[EXERCISE OBJECTIVE]: Search the data below for "this"; list each line that holds it.

[INPUT]:
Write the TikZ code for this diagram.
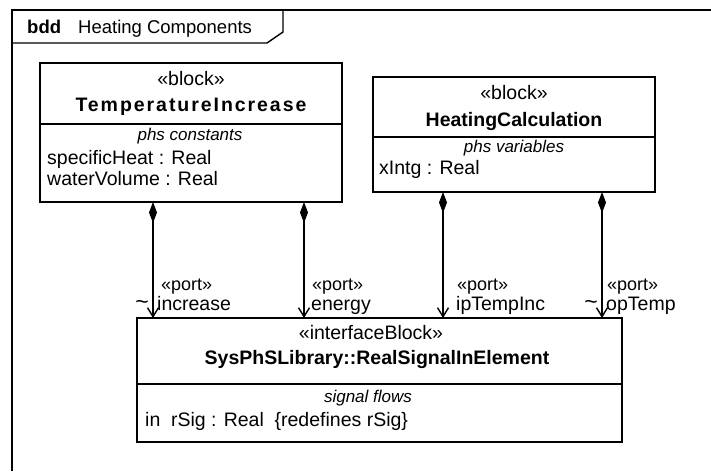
\documentclass[tikz,border=0pt]{standalone}
\usepackage{fontspec}
\setmainfont{Liberation Sans}
\usetikzlibrary{arrows.meta}
\begin{document}
\begin{tikzpicture}[x=1pt,y=-1pt,
  frame/.style={line width=1.4pt},
  box/.style={draw, line width=1.4pt, inner sep=0pt, outer sep=0pt, anchor=north west},
  sepline/.style={line width=1.4pt},
  txt/.style={inner sep=0pt, text height=14pt, text depth=4pt, font=\fontsize{19.5}{20}\selectfont},
  hdr/.style={inner sep=0pt, text height=12pt, text depth=3pt, font=\fontsize{17}{18}\selectfont\itshape},
  portl/.style={inner sep=0pt, anchor=west, text height=13pt, text depth=3pt, font=\fontsize{18}{18}\selectfont},
  tld/.style={inner sep=0pt, font=\fontsize{23}{23}\selectfont},
  comp/.style={line width=1.4pt, {Diamond[length=21pt,width=8pt]}-{Straight Barb[length=9pt,width=11pt]}}]
\useasboundingbox (0,0) rectangle (711,471);
% frame
\draw[frame] (12,471) -- (12,10) -- (711,10);
\draw[frame] (12,43) -- (267,43) -- (283,32) -- (283,10);
\node[txt, anchor=west, font=\fontsize{18.5}{19}\selectfont\bfseries] (bdd) at (27,28) {bdd};
\node[txt, anchor=west, font=\fontsize{18.5}{19}\selectfont] (ttl) at (78,28) {Heating Components};

% TemperatureIncrease
\node[box, minimum width=302pt, minimum height=139pt] (ti) at (40,63) {};
\draw[sepline] (ti.west |- 0,124) coordinate (tisl) -- (ti.east |- tisl);
\node[txt] (tist) at (191,80) {«block»};
\node[txt, font=\fontsize{19.5}{20}\selectfont\bfseries\addfontfeature{LetterSpace=10}] (tinm) at (191,106) {TemperatureIncrease};
\node[hdr] (tihd) at (190,136) {phs constants};
\node[txt, anchor=west] (tia1) at (47,159) {specificHeat : Real};
\node[txt, anchor=west] (tia2) at (47,180) {waterVolume : Real};

% HeatingCalculation
\node[box, minimum width=282pt, minimum height=115pt] (hc) at (373,77) {};
\draw[sepline] (hc.west |- 0,137) coordinate (hcsl) -- (hc.east |- hcsl);
\node[txt] (hcst) at (514,94) {«block»};
\node[txt, font=\fontsize{19.5}{20}\selectfont\bfseries] (hcnm) at (514,121) {HeatingCalculation};
\node[hdr] (hchd) at (514,148) {phs variables};
\node[txt, anchor=west] (hca1) at (379,169) {xIntg : Real};

% Interface block
\node[box, minimum width=485pt, minimum height=124pt] (ib) at (137,318) {};
\draw[sepline] (ib.west |- 0,384) coordinate (ibsl) -- (ib.east |- ibsl);
\node[txt] (ibst) at (371,334) {«interfaceBlock»};
\node[txt, font=\fontsize{19.5}{20}\selectfont\bfseries] (ibnm) at (377,359) {SysPhSLibrary::RealSignalInElement};
\node[hdr] (ibhd) at (368,398) {signal flows};
\node[txt, anchor=west] (iba1) at (145,421) {in\hspace{0.55em}rSig : Real\hspace{0.55em}\{redefines rSig\}};

% connectors
\draw[comp] ([xshift=113pt]ti.south west) -- ([xshift=113pt]ti.south west |- ib.north) coordinate (p1);
\draw[comp] ([xshift=264pt]ti.south west) -- ([xshift=264pt]ti.south west |- ib.north) coordinate (p2);
\draw[comp] ([xshift=70pt]hc.south west) -- ([xshift=70pt]hc.south west |- ib.north) coordinate (p3);
\draw[comp] ([xshift=229pt]hc.south west) -- ([xshift=229pt]hc.south west |- ib.north) coordinate (p4);

% port labels
\node[portl] (p1s) at (161,285) {«port»};
\node[portl, font=\fontsize{19.5}{20}\selectfont] (p1n) at (157,305) {increase};
\node[tld] (p1t) at (142,305) {\textasciitilde};
\node[portl] (p2s) at (312,285) {«port»};
\node[portl, font=\fontsize{19.5}{20}\selectfont] (p2n) at (311,305) {energy};
\node[portl] (p3s) at (457,285) {«port»};
\node[portl, font=\fontsize{19.5}{20}\selectfont] (p3n) at (456,305) {ipTempInc};
\node[portl] (p4s) at (607,285) {«port»};
\node[portl, font=\fontsize{19.5}{20}\selectfont] (p4n) at (606,305) {opTemp};
\node[tld] (p4t) at (591,305) {\textasciitilde};
\end{tikzpicture}
\end{document}
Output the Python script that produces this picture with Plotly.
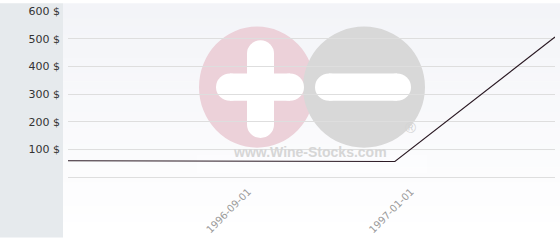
import plotly.graph_objects as go

# ---- data ----
dates = ["1996-05-01", "1997-01-01", "1997-05-01"]
prices = [59, 56, 506]
tick_dates = ["1996-09-01", "1997-01-01"]
y_ticks = [100, 200, 300, 400, 500, 600]
y_labels = [f"{v} $" for v in y_ticks]

W, H = 560, 240
ML, MR, MT, MB = 68, 5, 8, 62
PW, PH = W - ML - MR, H - MT - MB


def px(x):
    return (x - ML) / PW


def py(y):
    return (H - MB - y) / PH


shapes = []
# left panel
shapes.append(dict(type="rect", xref="paper", yref="paper", x0=px(0), x1=px(63),
                   y0=py(H), y1=py(0), fillcolor="#e6eaed", line_width=0, layer="below"))
# gradient background
n = 30
for i in range(n):
    t = i / (n - 1)
    c0 = (243, 244, 248)
    c = tuple(round(a + (255 - a) * t) for a in c0)
    y0 = i * H / n
    y1 = (i + 1) * H / n + 0.5
    shapes.append(dict(type="rect", xref="paper", yref="paper", x0=px(63), x1=px(W + 2),
                       y0=py(y1), y1=py(y0), fillcolor=f"rgb{c}", line_width=0, layer="below"))

pink = "#ecd1d9"
grey = "#d8d8d8"
# circles
shapes.append(dict(type="circle", xref="paper", yref="paper", x0=px(199), x1=px(315),
                   y0=py(148), y1=py(24), fillcolor=pink, line_width=0, layer="below"))
shapes.append(dict(type="circle", xref="paper", yref="paper", x0=px(303), x1=px(425),
                   y0=py(148), y1=py(24), fillcolor=grey, line_width=0, layer="below"))


def pill(x0, x1, y0, y1):
    out = []
    r = min(x1 - x0, y1 - y0) / 2
    if x1 - x0 >= y1 - y0:
        out.append(dict(type="rect", x0=x0 + r, x1=x1 - r, y0=y0, y1=y1))
        out.append(dict(type="circle", x0=x0, x1=x0 + 2 * r, y0=y0, y1=y1))
        out.append(dict(type="circle", x0=x1 - 2 * r, x1=x1, y0=y0, y1=y1))
    else:
        out.append(dict(type="rect", x0=x0, x1=x1, y0=y0 + r, y1=y1 - r))
        out.append(dict(type="circle", x0=x0, x1=x1, y0=y0, y1=y0 + 2 * r))
        out.append(dict(type="circle", x0=x0, x1=x1, y0=y1 - 2 * r, y1=y1))
    res = []
    for s in out:
        res.append(dict(type=s["type"], xref="paper", yref="paper",
                        x0=px(s["x0"]), x1=px(s["x1"]), y0=py(s["y1"]), y1=py(s["y0"]),
                        fillcolor="#ffffff", line_width=0, layer="below"))
    return res


shapes += pill(216, 304, 72, 100)   # plus horizontal
shapes += pill(247, 274, 38, 138)   # plus vertical
shapes += pill(315, 411, 72, 100)   # minus
# light box behind text
shapes.append(dict(type="rect", xref="paper", yref="paper", x0=px(197), x1=px(427),
                   y0=py(174), y1=py(155), fillcolor="rgba(255,255,255,0.35)", line_width=0,
                   layer="below"))

annotations = [
    dict(text="<b>www.Wine-Stocks.com</b>", xref="paper", yref="paper", x=px(310), y=py(163),
         showarrow=False, font=dict(family="Liberation Sans, Arial", size=14, color="#d6d6d6")),
    dict(text="®", xref="paper", yref="paper", x=px(418), y=py(138),
         showarrow=False, font=dict(family="Liberation Sans, Arial", size=15, color="#d4d4d4")),
]

fig = go.Figure()
fig.add_trace(go.Scatter(x=dates, y=prices, mode="lines",
                         line=dict(color="#2b1a24", width=1.1), hoverinfo="skip"))

fig.update_layout(
    width=W, height=H,
    margin=dict(l=ML, r=MR, t=MT, b=MB, pad=0),
    paper_bgcolor="#ffffff",
    plot_bgcolor="rgba(0,0,0,0)",
    showlegend=False,
    shapes=shapes,
    annotations=annotations,
    xaxis=dict(range=["1996-05-01", "1997-05-01"], tickvals=tick_dates, ticktext=tick_dates,
               tickangle=-45, showgrid=False, zeroline=False, showline=False, ticks="",
               ticklabelshift=16, ticklabelstandoff=6,
               tickfont=dict(family="DejaVu Sans", size=10, color="#9a9a9a")),
    yaxis=dict(range=[0, 600], tickvals=y_ticks, ticktext=y_labels, showgrid=True,
               gridcolor="#dedede", gridwidth=1, zeroline=True, zerolinecolor="#dedede",
               zerolinewidth=1, showline=False, ticks="", ticklabelstandoff=7,
               tickfont=dict(family="DejaVu Sans", size=11, color="#333333")),
)

fig.write_html("out.html")
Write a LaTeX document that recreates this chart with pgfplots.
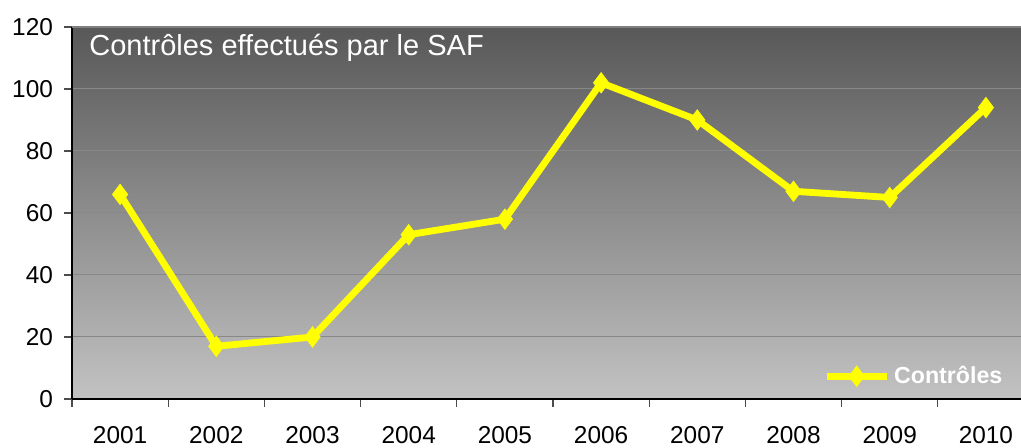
\documentclass[border=0pt]{standalone}
\usepackage{fontspec}
\setmainfont{Liberation Sans}
\usepackage{pgfplots}
\pgfplotsset{compat=1.18}
\definecolor{bgtop}{RGB}{88,88,88}
\definecolor{bgbot}{RGB}{194,194,194}
\definecolor{gridc}{RGB}{136,136,136}
\definecolor{topln}{RGB}{128,128,128}
\definecolor{yel}{RGB}{255,255,0}
\begin{document}
\begin{tikzpicture}
\begin{axis}[
  at={(36pt,24.5pt)}, anchor=south west,
  width=474.5pt, height=186pt, scale only axis,
  xmin=-0.5, xmax=9.365, ymin=0, ymax=120,
  axis x line*=bottom, axis y line*=left,
  axis line style={black, line width=0.8pt},
  axis background/.style={top color=bgtop, bottom color=bgbot},
  xtick={0,1,2,3,4,5,6,7,8,9},
  xticklabels={2001,2002,2003,2004,2005,2006,2007,2008,2009,2010},
  minor xtick={-0.5,0.5,1.5,2.5,3.5,4.5,5.5,6.5,7.5,8.5},
  ytick={0,20,40,60,80,100,120},
  tick align=outside,
  major tick length=4pt, minor tick length=4pt,
  major x tick style={draw=none},
  minor x tick style={black!70, line width=0.6pt},
  major y tick style={black!70, line width=0.6pt},
  ymajorgrids, major grid style={gridc, line width=0.5pt},
  /pgf/number format/assume math mode=true,
  ticklabel style={font=\fontsize{12.2}{14}\selectfont, text=black},
  xticklabel style={yshift=-6pt},
  yticklabel style={xshift=-2pt},
  legend style={at={(axis description cs:0.985,0.022)}, anchor=south east,
    draw=none, fill=none, inner sep=0pt, text=white,
    font=\fontsize{11.6}{13}\selectfont\bfseries,
    /tikz/every even column/.append style={column sep=0pt}},
  legend image code/.code={\draw[mark repeat=2,mark phase=2,#1] plot coordinates {(0pt,0pt) (15pt,0pt) (30pt,0pt)};},
]
\addplot[yel, line width=3.4pt, mark=diamond*, mark size=5pt, mark options={fill=yel, draw=yel, line width=0.5pt}]
  coordinates {(0,66) (1,17) (2,20) (3,53) (4,58) (5,102) (6,90) (7,67) (8,65) (9,94)};
\addlegendentry{Contrôles}
\draw[topln, line width=0.8pt] (rel axis cs:0,1) -- (rel axis cs:1,1);
\node[anchor=base west, inner sep=0pt, text=white, font=\fontsize{14.5}{17}\selectfont]
  at ([xshift=8.5pt,yshift=-14.5pt]rel axis cs:0,1) {Contrôles effectués par le SAF};
\end{axis}
\pgfresetboundingbox
\path (0,0) rectangle (510.5pt,224pt);
\end{tikzpicture}
\end{document}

[TASK ANSWER]:
Write the TikZ code for this diagram.
Output the Python script that produces this picture with Plotly.
Write a LaTeX document that recreates this chart with pgfplots.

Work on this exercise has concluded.